When choosing between stream processing and batch processing, the decision always comes down to your data and your goals:

• If your data is finite and you can afford to wait for complete results, batch processing is usually more efficient.
• If your data arrives continuously and you need insights as it happens, stream processing is the way to go.

With Apache Flink, you don’t have to pick one world or the other; it's built around the idea that batch is just a special case of streaming. That means you can process both bounded and unbounded data within the same engine, APIs, and architecture. It gives you the flexibility to run large-scale historical analyses one moment and handle real-time event streams the next, all with consistent semantics and performance.

Now, where Ververica Platform really shines is in making all of this easier to manage and operate. It builds directly on Apache Flink but adds a full layer of enterprise-grade features: deployment automation, monitoring dashboards, lifecycle management for both long-running streaming apps and finite batch jobs, and built-in optimizations via the VERA runtime. It’s designed to take care of the “plumbing” so teams can focus on building data logic, not managing infrastructure.
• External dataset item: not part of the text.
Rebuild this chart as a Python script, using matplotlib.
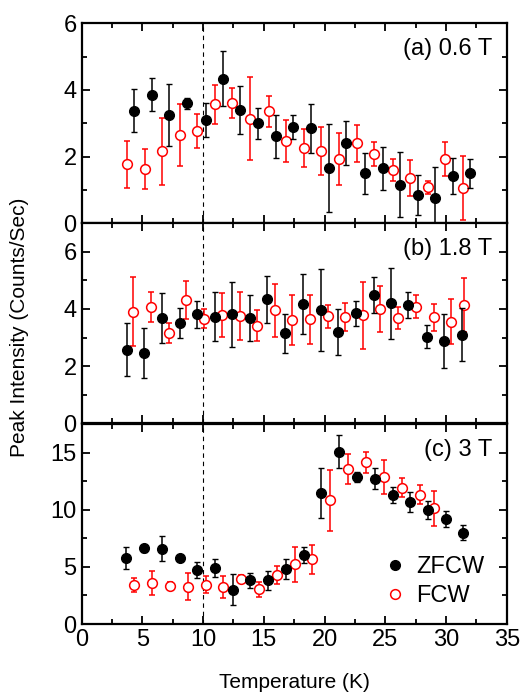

On top of that, Ververica’s Streamhouse architecture unifies streaming and batch data under one consistent ecosystem, so historical and real-time analytics no longer live in separate systems. Whether you’re replaying data to rebuild models, running continuous ETL, or feeding real-time dashboards, Ververica Platform gives you a single, cloud-native environment for it all.

In short:

• Flink gives you the flexibility and unified model for stream and batch.
• Ververica Platform gives you the tools, automation, and reliability to run it at scale, in production, with much less operational friction.

If you’re experimenting, open-source Flink is an excellent place to start. But if you need to move from prototypes to dependable, large-scale, always-on workloads or want an environment where both batch and stream pipelines can coexist seamlessly, Ververica Platform is built exactly for that.